*Task to carry out*
Output every record word for word.

- - - - -

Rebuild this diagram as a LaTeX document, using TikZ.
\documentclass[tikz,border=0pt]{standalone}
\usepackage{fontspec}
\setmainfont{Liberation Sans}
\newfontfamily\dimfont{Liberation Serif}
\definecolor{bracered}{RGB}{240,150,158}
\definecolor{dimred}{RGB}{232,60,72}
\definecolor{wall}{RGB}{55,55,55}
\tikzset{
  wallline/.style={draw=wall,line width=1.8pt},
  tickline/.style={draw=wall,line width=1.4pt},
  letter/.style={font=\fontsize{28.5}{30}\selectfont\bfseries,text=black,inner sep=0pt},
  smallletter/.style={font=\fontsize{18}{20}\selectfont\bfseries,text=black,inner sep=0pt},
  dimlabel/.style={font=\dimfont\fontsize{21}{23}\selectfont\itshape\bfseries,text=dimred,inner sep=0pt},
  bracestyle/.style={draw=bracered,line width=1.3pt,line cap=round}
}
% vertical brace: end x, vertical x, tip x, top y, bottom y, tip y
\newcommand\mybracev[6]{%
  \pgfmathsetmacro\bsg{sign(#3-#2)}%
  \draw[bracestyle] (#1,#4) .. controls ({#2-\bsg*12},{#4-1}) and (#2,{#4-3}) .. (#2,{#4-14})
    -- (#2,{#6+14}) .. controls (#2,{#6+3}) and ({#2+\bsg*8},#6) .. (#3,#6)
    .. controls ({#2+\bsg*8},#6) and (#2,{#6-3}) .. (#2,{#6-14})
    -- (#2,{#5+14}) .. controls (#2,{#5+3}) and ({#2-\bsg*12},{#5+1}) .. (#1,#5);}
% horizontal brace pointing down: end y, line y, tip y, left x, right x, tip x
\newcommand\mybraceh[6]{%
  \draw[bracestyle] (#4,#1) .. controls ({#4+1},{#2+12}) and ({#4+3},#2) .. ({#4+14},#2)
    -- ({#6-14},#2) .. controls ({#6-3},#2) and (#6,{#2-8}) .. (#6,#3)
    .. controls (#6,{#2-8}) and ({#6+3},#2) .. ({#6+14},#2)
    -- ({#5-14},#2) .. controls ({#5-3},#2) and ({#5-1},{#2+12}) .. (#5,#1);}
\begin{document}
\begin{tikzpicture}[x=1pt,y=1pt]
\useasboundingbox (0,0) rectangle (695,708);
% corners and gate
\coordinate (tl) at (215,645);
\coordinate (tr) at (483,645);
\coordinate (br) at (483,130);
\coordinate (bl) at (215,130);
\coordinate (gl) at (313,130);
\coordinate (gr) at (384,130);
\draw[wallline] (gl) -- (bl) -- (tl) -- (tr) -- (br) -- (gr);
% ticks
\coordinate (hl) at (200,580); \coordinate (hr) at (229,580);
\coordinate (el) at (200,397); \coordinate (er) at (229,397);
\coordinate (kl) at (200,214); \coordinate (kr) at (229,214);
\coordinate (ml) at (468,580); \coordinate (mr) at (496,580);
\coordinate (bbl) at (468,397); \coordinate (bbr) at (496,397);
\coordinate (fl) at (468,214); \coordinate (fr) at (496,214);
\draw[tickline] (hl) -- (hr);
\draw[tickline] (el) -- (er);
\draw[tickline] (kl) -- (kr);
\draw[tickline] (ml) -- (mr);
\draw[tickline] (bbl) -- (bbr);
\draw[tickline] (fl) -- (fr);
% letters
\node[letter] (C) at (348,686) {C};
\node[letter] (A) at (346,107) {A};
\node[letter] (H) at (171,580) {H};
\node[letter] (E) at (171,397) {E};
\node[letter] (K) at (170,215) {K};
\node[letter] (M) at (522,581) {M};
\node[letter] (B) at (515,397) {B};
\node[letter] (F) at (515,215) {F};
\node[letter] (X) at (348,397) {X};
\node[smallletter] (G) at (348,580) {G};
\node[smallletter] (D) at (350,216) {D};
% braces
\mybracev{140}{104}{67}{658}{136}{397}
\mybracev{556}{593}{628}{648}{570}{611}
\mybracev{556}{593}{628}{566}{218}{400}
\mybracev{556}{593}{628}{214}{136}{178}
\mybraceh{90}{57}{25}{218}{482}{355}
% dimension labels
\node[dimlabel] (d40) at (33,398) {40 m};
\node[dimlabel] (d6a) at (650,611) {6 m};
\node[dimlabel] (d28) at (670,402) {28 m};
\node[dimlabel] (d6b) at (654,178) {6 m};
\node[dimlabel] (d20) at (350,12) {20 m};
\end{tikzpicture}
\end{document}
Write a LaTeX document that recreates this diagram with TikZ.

- - - - -

*Correct result*
Rebuild this diagram as a LaTeX document, using TikZ.
\documentclass[tikz,border=0pt]{standalone}
\usepackage{fontspec}
\setmainfont{Liberation Sans}
\newfontfamily\dimfont{Liberation Serif}
\definecolor{bracered}{RGB}{240,150,158}
\definecolor{dimred}{RGB}{232,60,72}
\definecolor{wall}{RGB}{55,55,55}
\tikzset{
  wallline/.style={draw=wall,line width=1.8pt},
  tickline/.style={draw=wall,line width=1.4pt},
  letter/.style={font=\fontsize{28.5}{30}\selectfont\bfseries,text=black,inner sep=0pt},
  smallletter/.style={font=\fontsize{18}{20}\selectfont\bfseries,text=black,inner sep=0pt},
  dimlabel/.style={font=\dimfont\fontsize{21}{23}\selectfont\itshape\bfseries,text=dimred,inner sep=0pt},
  bracestyle/.style={draw=bracered,line width=1.3pt,line cap=round}
}
% vertical brace: end x, vertical x, tip x, top y, bottom y, tip y
\newcommand\mybracev[6]{%
  \pgfmathsetmacro\bsg{sign(#3-#2)}%
  \draw[bracestyle] (#1,#4) .. controls ({#2-\bsg*12},{#4-1}) and (#2,{#4-3}) .. (#2,{#4-14})
    -- (#2,{#6+14}) .. controls (#2,{#6+3}) and ({#2+\bsg*8},#6) .. (#3,#6)
    .. controls ({#2+\bsg*8},#6) and (#2,{#6-3}) .. (#2,{#6-14})
    -- (#2,{#5+14}) .. controls (#2,{#5+3}) and ({#2-\bsg*12},{#5+1}) .. (#1,#5);}
% horizontal brace pointing down: end y, line y, tip y, left x, right x, tip x
\newcommand\mybraceh[6]{%
  \draw[bracestyle] (#4,#1) .. controls ({#4+1},{#2+12}) and ({#4+3},#2) .. ({#4+14},#2)
    -- ({#6-14},#2) .. controls ({#6-3},#2) and (#6,{#2-8}) .. (#6,#3)
    .. controls (#6,{#2-8}) and ({#6+3},#2) .. ({#6+14},#2)
    -- ({#5-14},#2) .. controls ({#5-3},#2) and ({#5-1},{#2+12}) .. (#5,#1);}
\begin{document}
\begin{tikzpicture}[x=1pt,y=1pt]
\useasboundingbox (0,0) rectangle (695,708);
% corners and gate
\coordinate (tl) at (215,645);
\coordinate (tr) at (483,645);
\coordinate (br) at (483,130);
\coordinate (bl) at (215,130);
\coordinate (gl) at (313,130);
\coordinate (gr) at (384,130);
\draw[wallline] (gl) -- (bl) -- (tl) -- (tr) -- (br) -- (gr);
% ticks
\coordinate (hl) at (200,580); \coordinate (hr) at (229,580);
\coordinate (el) at (200,397); \coordinate (er) at (229,397);
\coordinate (kl) at (200,214); \coordinate (kr) at (229,214);
\coordinate (ml) at (468,580); \coordinate (mr) at (496,580);
\coordinate (bbl) at (468,397); \coordinate (bbr) at (496,397);
\coordinate (fl) at (468,214); \coordinate (fr) at (496,214);
\draw[tickline] (hl) -- (hr);
\draw[tickline] (el) -- (er);
\draw[tickline] (kl) -- (kr);
\draw[tickline] (ml) -- (mr);
\draw[tickline] (bbl) -- (bbr);
\draw[tickline] (fl) -- (fr);
% letters
\node[letter] (C) at (348,686) {C};
\node[letter] (A) at (346,107) {A};
\node[letter] (H) at (171,580) {H};
\node[letter] (E) at (171,397) {E};
\node[letter] (K) at (170,215) {K};
\node[letter] (M) at (522,581) {M};
\node[letter] (B) at (515,397) {B};
\node[letter] (F) at (515,215) {F};
\node[letter] (X) at (348,397) {X};
\node[smallletter] (G) at (348,580) {G};
\node[smallletter] (D) at (350,216) {D};
% braces
\mybracev{140}{104}{67}{658}{136}{397}
\mybracev{556}{593}{628}{648}{570}{611}
\mybracev{556}{593}{628}{566}{218}{400}
\mybracev{556}{593}{628}{214}{136}{178}
\mybraceh{90}{57}{25}{218}{482}{355}
% dimension labels
\node[dimlabel] (d40) at (33,398) {40 m};
\node[dimlabel] (d6a) at (650,611) {6 m};
\node[dimlabel] (d28) at (670,402) {28 m};
\node[dimlabel] (d6b) at (654,178) {6 m};
\node[dimlabel] (d20) at (350,12) {20 m};
\end{tikzpicture}
\end{document}
Write a LaTeX document that recreates this diagram with TikZ.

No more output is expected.